Between 1494 and 1502, the Scuola Grande di San Giovanni Evangelista, one of the wealthiest and most powerful confraternities in Venice, commissioned some of the city’s most respected painters of that period to create nine works of art depicting the Miracles of the Holy Cross. Each of the commissioned pieces represented one of the stories about miraculous events performed by the relic. Miracle of the True Cross at the Rialto Bridge was painted around 1494. By then, Carpaccio’s black gondoliers would not have been the only sub-Saharan Africans in Venice. The Portuguese had begun their voyages to West Africa in 1440 and were returning with cargoes of enslaved Africans. Those ships that docked in Venice would unload human beings to be sold in slave markets across Italy and throughout Europe. Many were bought by Venetian families and became domestic servants. Some of the enslaved Africans would also serve as household gondoliers, the equivalent of coachmen in other cities.

And if you, O poet, tell a story with your pen, the painter with his brush can tell it more easily, with simpler completeness.

This is Leonardo da Vinci, reaching through the centuries to remind us that paintings may capture a moment more completely, and more sharply than the written word. Perhaps he was right in this case. The written records of African lives in early Venice are scarce. It is difficult to determine who was Venetian and who was a non-Venetian resident simply by looking at how people were listed in official documents. Some records of manumissions and sales, as well as court records and deeds offer us fragments of information about the lives of sub-Saharan Africans who were a vital part of Venetian society. A very few have been pulled out of oblivion and we know them by their names: Bartolomeo, Cristoforo, Zanetto, Giorgio, Marco, Maria, Zuan, ser Giovanni, Rosa, Andrea, Paladino. But nearly everything else about them has been lost. All we have are those brief glimpses in paintings: a human life attached like an afterthought to a miraculous event.

Now tell me, Leonardo da Vinci also says, which is the nearer to the actual man; the name of man or the image of the man? The name of man differs in different countries, but his form is never changed but by death.

Carpaccio’s painting captures the stories intersecting on one day in Venice, all those ordinary and extraordinary events that leave one man healed and two others rowing calmly towards their destinations. It is a visual record that opens a window to a larger question about Venetian life and hints at what historians are now beginning to uncover: that there has been a population of black Africans in Venice since at least the mid-14th century. That a portion of them, perhaps even a very visible number, were gondoliers. That they were often enslaved, but that some earned their freedom or were set free in the wills and deeds of those who owned them. That they married and had children, and those children were born in Venice and found their own ways into Venetian, Italian, and European life. Carpaccio says it without using any words: Africans were here, and they have been here for a long, long time.

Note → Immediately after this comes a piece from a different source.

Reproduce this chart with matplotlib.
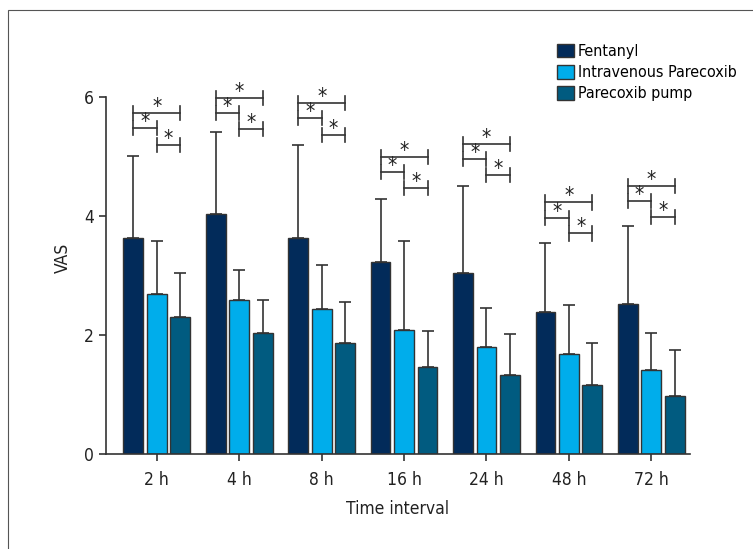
import matplotlib.pyplot as plt
from matplotlib.patches import Rectangle, Patch

# data
times = ["2 h", "4 h", "8 h", "16 h", "24 h", "48 h", "72 h"]
groups = ["Fentanyl", "Intravenous Parecoxib", "Parecoxib pump"]
fentanyl = [3.63, 4.04, 3.63, 3.23, 3.05, 2.39, 2.52]
fentanyl_sd = [1.38, 1.37, 1.57, 1.05, 1.46, 1.15, 1.32]
iv_parecoxib = [2.69, 2.59, 2.43, 2.08, 1.80, 1.68, 1.42]
iv_parecoxib_sd = [0.90, 0.50, 0.75, 1.51, 0.66, 0.82, 0.62]
pump = [2.31, 2.03, 1.87, 1.47, 1.33, 1.16, 0.97]
pump_sd = [0.74, 0.56, 0.69, 0.60, 0.68, 0.71, 0.78]
# significance bracket heights: F vs pump, F vs IV, IV vs pump
sig_top = [5.73, 5.99, 5.90, 4.99, 5.21, 4.23, 4.51]
sig_mid = [5.48, 5.73, 5.65, 4.74, 4.96, 3.97, 4.25]
sig_low = [5.20, 5.46, 5.37, 4.47, 4.69, 3.71, 3.98]

colors = ["#022b5a", "#00adeb", "#015b80"]
ink = "#333333"

plt.rcParams["font.family"] = ["DejaVu Sans"]
plt.rcParams["font.stretch"] = "condensed"

fig = plt.figure(figsize=(7.53, 5.49), dpi=100)
ax = fig.add_axes([0.1404, 0.173, 0.776, 0.715])

step = 0.285
width = 0.24
series = [(fentanyl, fentanyl_sd), (iv_parecoxib, iv_parecoxib_sd), (pump, pump_sd)]
for k, (vals, sds) in enumerate(series):
    xs = [i + (k - 1) * step for i in range(len(times))]
    ax.bar(xs, vals, width, color=colors[k], edgecolor=ink, linewidth=1, zorder=2)
    ax.errorbar(xs, vals, yerr=[[0] * len(sds), sds], fmt="none", ecolor=ink,
                elinewidth=1.2, capsize=4, capthick=1.2, zorder=1)

tick = 0.12


def bracket(x1, x2, y):
    ax.plot([x1, x2], [y, y], color=ink, lw=1.2)
    for xe in (x1, x2):
        ax.plot([xe, xe], [y - tick, y + tick], color=ink, lw=1.2)
    ax.text((x1 + x2) / 2, y + 0.0, "*", ha="center", va="baseline",
            fontsize=15, color="#222222")


for i in range(len(times)):
    xf, xi, xp = i - step, i, i + step
    bracket(xf, xp, sig_top[i])
    bracket(xf, xi, sig_mid[i])
    bracket(xi, xp, sig_low[i])

ax.set_xlim(-0.62, 6.47)
ax.set_ylim(0, 6.6)
ax.set_yticks([0, 2, 4, 6])
ax.set_xticks(range(len(times)))
ax.set_xticklabels(times)
ax.spines["left"].set_bounds(0, 6)
for s in ("top", "right"):
    ax.spines[s].set_visible(False)
for s in ("left", "bottom"):
    ax.spines[s].set_color(ink)
    ax.spines[s].set_linewidth(1.2)
ax.tick_params(axis="both", colors=ink, labelcolor="#222222", labelsize=12.5,
               length=5, width=1.2)
ax.tick_params(axis="x", pad=7)
ax.set_ylabel("VAS", fontsize=12.5, color="#222222", labelpad=9)
ax.set_xlabel("Time interval", fontsize=12.5, color="#222222", labelpad=8)

handles = [Patch(facecolor=c, edgecolor=ink, linewidth=1) for c in colors]
fig.legend(handles, groups, loc="upper left", bbox_to_anchor=(0.731, 0.932),
           frameon=False, fontsize=11.5, handlelength=1.05, handleheight=0.95,
           handletextpad=0.25, labelspacing=0.36, borderaxespad=0)

# outer frame of the figure panel
fig.patches.append(Rectangle((8 / 753, -0.1), 1.2, 1.1 - 10 / 549,
                             transform=fig.transFigure, fill=False,
                             edgecolor="#555555", linewidth=0.8))

fig.savefig("out.png", dpi=100)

But there is more in this special Sala of the Gallerie dell’Accademia. Turn to Gentile Bellini’s Miracle of the True Cross at the Bridge of S. Lorenzo. Bellini’s work, glowing with a soft light, sits like a silent witness and companion to that lively, chaotic day depicted by Carpaccio. In Bellini’s painting, made six years after Carpaccio’s, the relic of the true cross has fallen into the waters and several of the faithful try to get the relic out. It does not sink, and this miraculous fact brings many of the spectators to their knees, stunned and prayerful. The action is plain for us to see. Our eyes can follow the unfolding drama almost in sequence: from front and center to the left, then along same path the procession was taking over the bridge to the bottom of the steps. Then it is simple to just follow the trail of shimmering white robes to make a leap into the boat where a white-clad priest stands with folded hands, staring at the floating relic.

We can go almost full circle without noticing the black man standing on a ledge to the far right. Set so far apart from the circular momentum of the action, he is invisible. But there he is, nearly naked, a dark-skinned figure staring reluctantly at the water with what looks like a maid behind him. She is the one who is staring at us, a hand jutting out over the ledge where she stands, perhaps to stop the African’s jump or to push him in. Bellini offers a less romantic suggestion of what life might have been like for Africans in Venice. Where Carpaccio’s gondoliers are dressed in finery and elegant clothing, the near-nakedness of Bellini’s diver is stark, a hard slap against any inclination to romanticize the life of a sub-Saharan African during that time. This man is far from the action, isolated and an outsider: marginal.

It would be easy to dismiss this man, and those black gondoliers, and the entire black population of early Venice as an unnatural, un-Venetian element of Italian society. But what is a miracle? It is an event that cannot be explained by natural or scientific laws, certainly. But it is also an extraordinary event. It is also an outstanding example of something, something such as a man taken forcibly from his home, rowing across a canal or stepping on a ledge, always moving through the day without ever forgetting his desire and his right to be free.